**Exercise goal**
Write out the records below from the first line through the line containing "(getDelayLbl) at (466,235)", leaving out any pictures.

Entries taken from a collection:
• • • • •

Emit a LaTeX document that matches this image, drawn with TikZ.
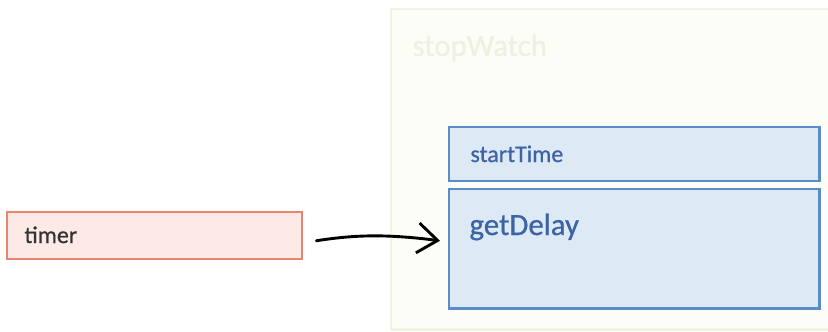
\documentclass[tikz,border=0pt]{standalone}
\usepackage{fontspec}
\setmainfont{Carlito}
\newfontfamily\boxfont[FakeBold=0.7]{Carlito}
\usetikzlibrary{arrows.meta}

\definecolor{wrapFill}{HTML}{FDFDF8}
\definecolor{wrapLine}{HTML}{F2F2E3}
\definecolor{wrapText}{HTML}{F0F0E0}
\definecolor{memFill}{HTML}{DDEAF6}
\definecolor{memLine}{HTML}{5A8CC6}
\definecolor{memText}{HTML}{3B63A6}
\definecolor{varFill}{HTML}{FDE9E6}
\definecolor{varLine}{HTML}{E8846F}
\definecolor{varText}{HTML}{333333}

\tikzset{
	membox/.style={draw=memLine,fill=memFill,line width=2.5pt,minimum width=370bp,anchor=north west,inner sep=0pt},
	varbox/.style={draw=varLine,fill=varFill,line width=2.5pt,minimum width=295bp,minimum height=47bp,anchor=north west,inner sep=0pt},
}

\begin{document}
\begin{tikzpicture}[x=1bp,y=-1bp]
	\useasboundingbox (0,0) rectangle (828,331);
	% object wrapper
	\node[draw=wrapLine,fill=wrapFill,line width=2.5pt,minimum width=460bp,minimum height=320bp,anchor=north west,inner sep=0pt] (stopWatch) at (390,8) {};
	\node[anchor=base west,text=wrapText,font=\boxfont\fontsize{31}{32}\selectfont] (stopWatchLbl) at (409,56) {stopWatch};

	% members
	\node[membox,minimum height=54bp] (startTime) at (448,126) {};
	\node[membox,minimum height=119bp] (getDelay) at (448,188) {};
	\node[anchor=base west,text=memText,font=\boxfont\fontsize{24}{26}\selectfont] (startTimeLbl) at (467,162) {startTime};
	\node[anchor=base west,text=memText,font=\boxfont\fontsize{31}{32}\selectfont] (getDelayLbl) at (466,235) {getDelay};

	% variable
	\node[varbox] (timer) at (6,211) {};
	\node[anchor=base west,text=varText,font=\boxfont\fontsize{24}{26}\selectfont] (timerLbl) at (21,243) {timer};

	\coordinate (arrowEnd) at ([xshift=-8bp,yshift=8bp]getDelay.west);
	\draw[line width=2.9pt,line cap=round,-{Straight Barb[length=20bp,width=30bp]},shorten <=13bp] ([yshift=-7bp]timer.east) to[bend left=8] (arrowEnd);
\end{tikzpicture}
\end{document}
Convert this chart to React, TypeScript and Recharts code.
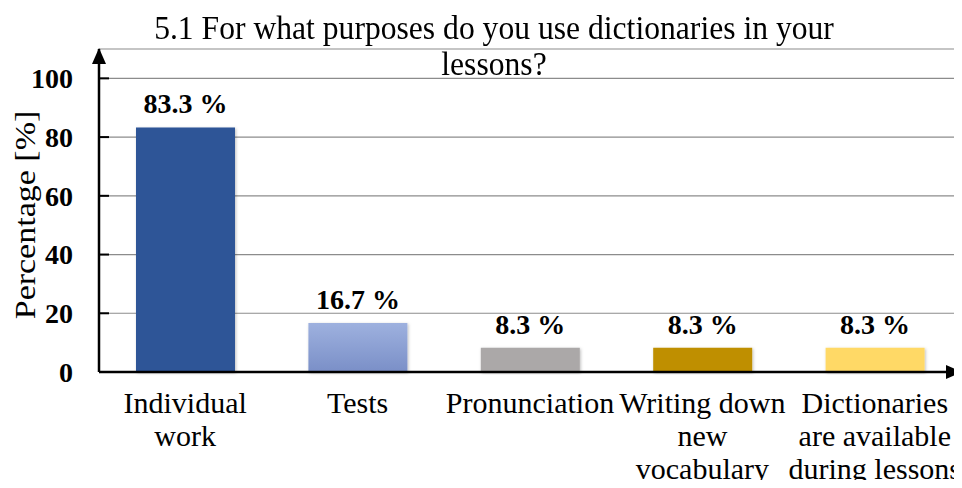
import { BarChart, Bar, XAxis, YAxis, CartesianGrid, LabelList, Cell } from "recharts";

// chart values
const categories = [
  "Individual\nwork",
  "Tests",
  "Pronunciation",
  "Writing down\nnew\nvocabulary",
  "Dictionaries\nare available\nduring lessons",
];
const percentages = [83.3, 16.7, 8.3, 8.3, 8.3];
const barColors = ["#2F5597", "url(#testsFill)", "#ABA8A8", "#BF8F00", "#FFD966"];
const yTicks = [0, 20, 40, 60, 80, 100];

const data = categories.map((name, i) => ({ name, value: percentages[i] }));

const FONT = "'Liberation Serif', 'Times New Roman', serif";

const CategoryTick = (props: any) => {
  const { x, y, payload } = props;
  const lines = String(payload.value).split("\n");
  return (
    <text x={x} y={y + 33} textAnchor="middle" fontFamily={FONT} fontSize={30} fill="#000">
      {lines.map((l, i) => (
        <tspan key={i} x={x} dy={i === 0 ? 0 : 33}>
          {l}
        </tspan>
      ))}
    </text>
  );
};

const YTitle = () => (
  <text
    x={0}
    y={0}
    transform="translate(35 215) rotate(-90) scale(1 0.88)"
    textAnchor="middle"
    fontFamily={FONT}
    fontSize={34}
    fill="#000"
  >
    Percentage [%]
  </text>
);

export default function App() {
  return (
    <div style={{ position: "relative", width: 962, height: 488, margin: -8, background: "#fff", overflow: "hidden" }}>
      <div
        style={{
          position: "absolute",
          left: 13,
          top: 10,
          width: 962,
          textAlign: "center",
          whiteSpace: "nowrap",
          fontFamily: FONT,
          fontSize: 34,
          lineHeight: "36px",
          color: "#000",
          transform: "scaleX(0.93)",
          transformOrigin: "481px 0",
        }}
      >
        5.1 For what purposes do you use dictionaries in your
        <br />
        lessons?
      </div>
      <BarChart
        width={962}
        height={488}
        data={data}
        margin={{ top: 49, right: 1, bottom: 0, left: 0 }}
        style={{ fontFamily: FONT }}
      >
        <defs>
          <linearGradient id="testsFill" x1="0" y1="0" x2="0" y2="1">
            <stop offset="0%" stopColor="#9EB1DF" />
            <stop offset="100%" stopColor="#7A8FC7" />
          </linearGradient>
          <marker id="arrowHead" markerUnits="userSpaceOnUse" markerWidth={16} markerHeight={14} refX={15} refY={7} orient="auto-start-reverse">
            <path d="M0,0 L16,7 L0,14 z" fill="#000" />
          </marker>
          <filter id="barShadow" x="-10%" y="-10%" width="120%" height="120%">
            <feDropShadow dx="1" dy="1" stdDeviation="1.5" floodColor="#000" floodOpacity="0.25" />
          </filter>
        </defs>
        <CartesianGrid vertical={false} stroke="#8C8C8C" strokeWidth={1.2} />
        <XAxis
          dataKey="name"
          height={116}
          interval={0}
          tickLine={false}
          tick={<CategoryTick />}
          axisLine={{ stroke: "#000", strokeWidth: 2.5, markerEnd: "url(#arrowHead)" }}
        />
        <YAxis
          width={99}
          domain={[0, 110]}
          ticks={yTicks}
          tickSize={-10}
          tickMargin={36}
          tickLine={{ stroke: "#000", strokeWidth: 2 }}
          axisLine={{ stroke: "#000", strokeWidth: 2.5, markerStart: "url(#arrowHead)" }}
          tick={{ fill: "#000", fontSize: 28, fontWeight: "bold", fontFamily: FONT }}
          label={<YTitle />}
        />
        <Bar dataKey="value" barSize={99} isAnimationActive={false} style={{ filter: "url(#barShadow)" }}>
          {data.map((d, i) => (
            <Cell key={d.name} fill={barColors[i]} />
          ))}
          <LabelList
            dataKey="value"
            position="top"
            offset={14}
            formatter={(v: any) => `${v} %`}
            style={{ fill: "#000", fontSize: 28, fontWeight: "bold", fontFamily: FONT }}
          />
        </Bar>
      </BarChart>
    </div>
  );
}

• • • • •

**Output for this task**
Emit a LaTeX document that matches this image, drawn with TikZ.
\documentclass[tikz,border=0pt]{standalone}
\usepackage{fontspec}
\setmainfont{Carlito}
\newfontfamily\boxfont[FakeBold=0.7]{Carlito}
\usetikzlibrary{arrows.meta}

\definecolor{wrapFill}{HTML}{FDFDF8}
\definecolor{wrapLine}{HTML}{F2F2E3}
\definecolor{wrapText}{HTML}{F0F0E0}
\definecolor{memFill}{HTML}{DDEAF6}
\definecolor{memLine}{HTML}{5A8CC6}
\definecolor{memText}{HTML}{3B63A6}
\definecolor{varFill}{HTML}{FDE9E6}
\definecolor{varLine}{HTML}{E8846F}
\definecolor{varText}{HTML}{333333}

\tikzset{
	membox/.style={draw=memLine,fill=memFill,line width=2.5pt,minimum width=370bp,anchor=north west,inner sep=0pt},
	varbox/.style={draw=varLine,fill=varFill,line width=2.5pt,minimum width=295bp,minimum height=47bp,anchor=north west,inner sep=0pt},
}

\begin{document}
\begin{tikzpicture}[x=1bp,y=-1bp]
	\useasboundingbox (0,0) rectangle (828,331);
	% object wrapper
	\node[draw=wrapLine,fill=wrapFill,line width=2.5pt,minimum width=460bp,minimum height=320bp,anchor=north west,inner sep=0pt] (stopWatch) at (390,8) {};
	\node[anchor=base west,text=wrapText,font=\boxfont\fontsize{31}{32}\selectfont] (stopWatchLbl) at (409,56) {stopWatch};

	% members
	\node[membox,minimum height=54bp] (startTime) at (448,126) {};
	\node[membox,minimum height=119bp] (getDelay) at (448,188) {};
	\node[anchor=base west,text=memText,font=\boxfont\fontsize{24}{26}\selectfont] (startTimeLbl) at (467,162) {startTime};
	\node[anchor=base west,text=memText,font=\boxfont\fontsize{31}{32}\selectfont] (getDelayLbl) at (466,235) {getDelay};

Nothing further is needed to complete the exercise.